Blue Nile opened its first "web room" in June.
Blue Nile opened its first “web room” in June.

Blue Nile has long been in the business of selling diamond rings online, but now the company says it’s well on its way toward opening a line of brick-and-mortar stores as well.

The company started experimenting with the idea in 2013, first with kiosks inside two Nordstrom stores, in Seattle and New York. When that experiment went well, it opened a full-fledged storefront in a New York mall in June.

Blue Nile kiosk in Nordstrom.
Blue Nile kiosk in Nordstrom.

Now, the Seattle company says that store is also producing the results it was looking for, and actually doing better than the company expected.

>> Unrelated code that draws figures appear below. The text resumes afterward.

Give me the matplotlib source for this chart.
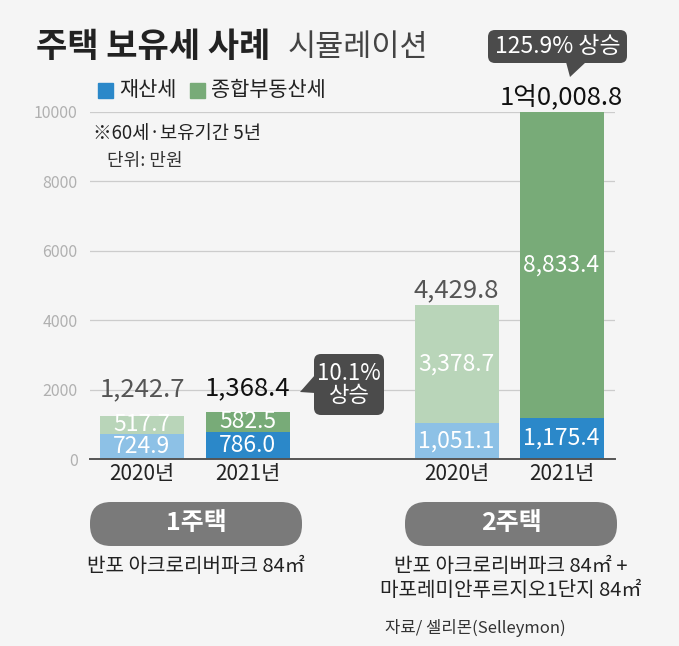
import matplotlib.pyplot as plt
from matplotlib.patches import FancyBboxPatch, Polygon, Rectangle

# data (unit: 만원)
groups = ['1주택', '2주택']
years = ['2020년', '2021년', '2020년', '2021년']
property_tax = [724.9, 786.0, 1051.1, 1175.4]
comp_tax = [517.7, 582.5, 3378.7, 8833.4]
prop_labels = ['724.9', '786.0', '1,051.1', '1,175.4']
comp_labels = ['517.7', '582.5', '3,378.7', '8,833.4']
total_labels = ['1,242.7', '1,368.4', '4,429.8', '1억0,008.8']
increase = ['10.1%\n상승', '125.9% 상승']
yticks = [0, 2000, 4000, 6000, 8000, 10000]
descs = [['반포 아크로리버파크 84㎡'], ['반포 아크로리버파크 84㎡ +', '마포레미안푸르지오1단지 84㎡']]

plt.rcParams['font.family'] = ['Noto Sans CJK KR', 'DejaVu Sans']

bg = '#f5f5f5'
blue = ['#8dc1e6', '#2b88c9', '#8dc1e6', '#2b88c9']
green = ['#b9d5b9', '#78ab78', '#b9d5b9', '#78ab78']
W, H = 679, 646

fig = plt.figure(figsize=(W / 100, H / 100), dpi=100, facecolor=bg)

# main chart axes (pixel box 90..615, 112..459)
ax = fig.add_axes([90 / W, (H - 459) / H, 525 / W, 347 / H])
ax.set_facecolor('none')
xpos = [52, 157.5, 366.5, 471.5]
bw = 84
ax.bar(xpos, property_tax, width=bw, color=blue, zorder=2)
ax.bar(xpos, comp_tax, width=bw, bottom=property_tax, color=green, zorder=2)
ax.set_xlim(0, 525)
ax.set_ylim(0, 10000)
ax.set_yticks(yticks)
ax.set_yticklabels([str(t) for t in yticks], color='#b0b0b0', fontsize=11.5)
ax.tick_params(axis='y', length=0, pad=9)
ax.set_xticks(xpos)
ax.set_xticklabels(years, fontsize=15, color='#222222')
ax.tick_params(axis='x', length=0, pad=3)
for s in ['top', 'right', 'left']:
    ax.spines[s].set_visible(False)
ax.spines['bottom'].set_color('#555555')
ax.spines['bottom'].set_linewidth(1.4)
ax.spines['bottom'].set_zorder(3)
for t in yticks[1:]:
    ax.axhline(t, color='#cccccc', lw=0.9, zorder=1)

for i, x in enumerate(xpos):
    p, c = property_tax[i], comp_tax[i]
    ax.text(x, p / 2, prop_labels[i], ha='center', va='center', color='white',
            fontsize=16.5, zorder=4)
    ax.text(x, p + c / 2, comp_labels[i], ha='center', va='center', color='white',
            fontsize=16.5, zorder=4)

# overlay in pixel coordinates for annotations
ov = fig.add_axes([0, 0, 1, 1], zorder=5)
ov.set_xlim(0, W)
ov.set_ylim(H, 0)
ov.axis('off')

# totals above bars
tot_xy = [(142, 389), (247.5, 388), (456.5, 290), (561.5, 97)]
tot_col = ['#555555', '#111111', '#555555', '#111111']
for (x, y), lab, col in zip(tot_xy, total_labels, tot_col):
    ov.text(x, y, lab, ha='center', va='center', color=col, fontsize=18.5)

# title and legend
ov.text(36, 47, '주택 보유세 사례', fontsize=24.5, fontweight='bold', color='#222222',
        va='center')
ov.text(288, 47, '시뮬레이션', fontsize=22, fontweight='light', color='#444444',
        va='center')
ov.add_patch(Rectangle((98, 83), 15, 15, color='#2b88c9'))
ov.text(119, 90, '재산세', fontsize=15, va='center', color='#222222')
ov.add_patch(Rectangle((190, 83), 15, 15, color='#78ab78'))
ov.text(211, 90, '종합부동산세', fontsize=15, va='center', color='#222222')
ov.text(93, 134, '※60세·보유기간 5년', fontsize=13.5, va='center', color='#222222')
ov.text(107, 161, '단위: 만원', fontsize=13, va='center', color='#333333', style='italic')

# increase callouts
dark = '#4b4b4b'
ov.add_patch(FancyBboxPatch((314, 354), 70, 61, boxstyle='round,pad=0,rounding_size=7',
                            fc=dark, ec='none'))
ov.add_patch(Polygon([(300, 392), (315, 375), (315, 393)], fc=dark, ec='none'))
ov.text(349, 384.5, increase[0], ha='center', va='center', color='white', fontsize=16,
        linespacing=1.0)
ov.add_patch(FancyBboxPatch((488, 30), 139, 33, boxstyle='round,pad=0,rounding_size=7',
                            fc=dark, ec='none'))
ov.add_patch(Polygon([(570, 77), (566, 62), (586, 62)], fc=dark, ec='none'))
ov.text(557.5, 46.5, increase[1], ha='center', va='center', color='white', fontsize=16.5)

# group pills and descriptions
pill_x = [(90, 302), (405, 617)]
for (x0, x1), g, d in zip(pill_x, groups, descs):
    ov.add_patch(FancyBboxPatch((x0, 502), x1 - x0, 44, boxstyle='round,pad=0,rounding_size=21',
                                fc='#7a7a7a', ec='none'))
    ov.text((x0 + x1) / 2, 523, g, ha='center', va='center', color='white',
            fontsize=18, fontweight='bold')
    for k, line in enumerate(d):
        ov.text((x0 + x1) / 2, 566 + 24 * k, line, ha='center', va='center',
                color='#222222', fontsize=14.5)

ov.text(385, 628, '자료/ 셀리몬(Selleymon)', fontsize=12, va='center', color='#333333',
        style='italic')

fig.savefig('out.png', dpi=100, facecolor=bg)
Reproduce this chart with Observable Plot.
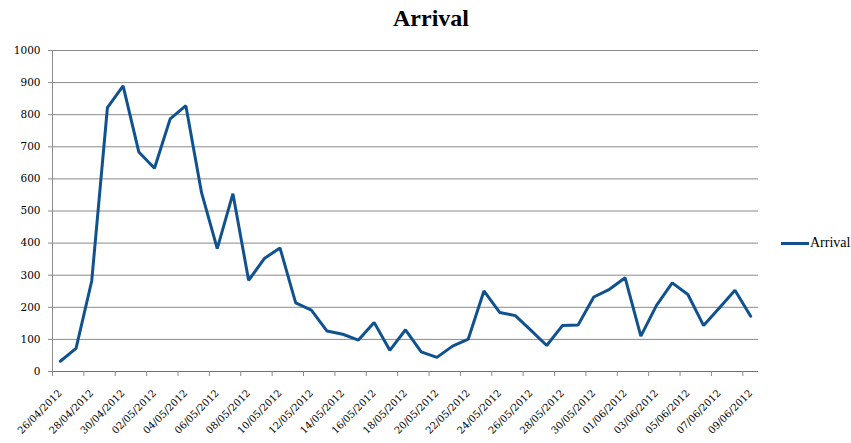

A full rollout may be right around the corner.

“Those sales specifically have exceeded our expectation and have us well on our plan to have this be a profitable extension of the business,” Blue Nile CFO David Binder said during the company’s quarterly investor call on Friday.

The company isn’t alone in this quest to bridge the gap between digital and in-person sales. Clothing e-commerce company Bonobos has also been taking a crack at physical locations, and even Macy’s is looking for ways to better align stores with its e-commerce platform.

Of course, Blue Nile’s store doesn’t work like most. The company doesn’t even call it a store, but rather a “web room.”

It looks like a standard jewelry store, with cases of diamonds and rings. But those are just for display. The point of the location is to let you see and try rings in person, but then order online when you’re ready to checkout. The web room has iPads you can use if you want to make the purchase on the spot, or you could just do it from home.

The idea is that Blue Nile gets the benefits of a brick and mortar store, but without all the headaches like maintaining inventory.

Blue Nile's online store.
Blue Nile’s online store.

Two months after the web room launched, Blue Nile tells investors the numbers are already adding up. Even after covering costs like rent and employees to look after the physical location, the web room’s margins are turning out to be about the same as the online store.

“The objective is that we can have these points of presence and it doesn’t fundamentally change our cost structure, so it doesn’t change the value proposition that’s inherent in the business model,” Binder said. “And so, when we get to our full scale that we expect to be at, those ratios would be in line.”

The web room update came as part of a solid Q2 earnings report from the company. Blue Nile inched out analyst expectations as revenues climbed nearly 7 percent from this time last year to $113.7 million. The company reported a profit of 20 cents per share, compared to 19 cents analysts were predicting.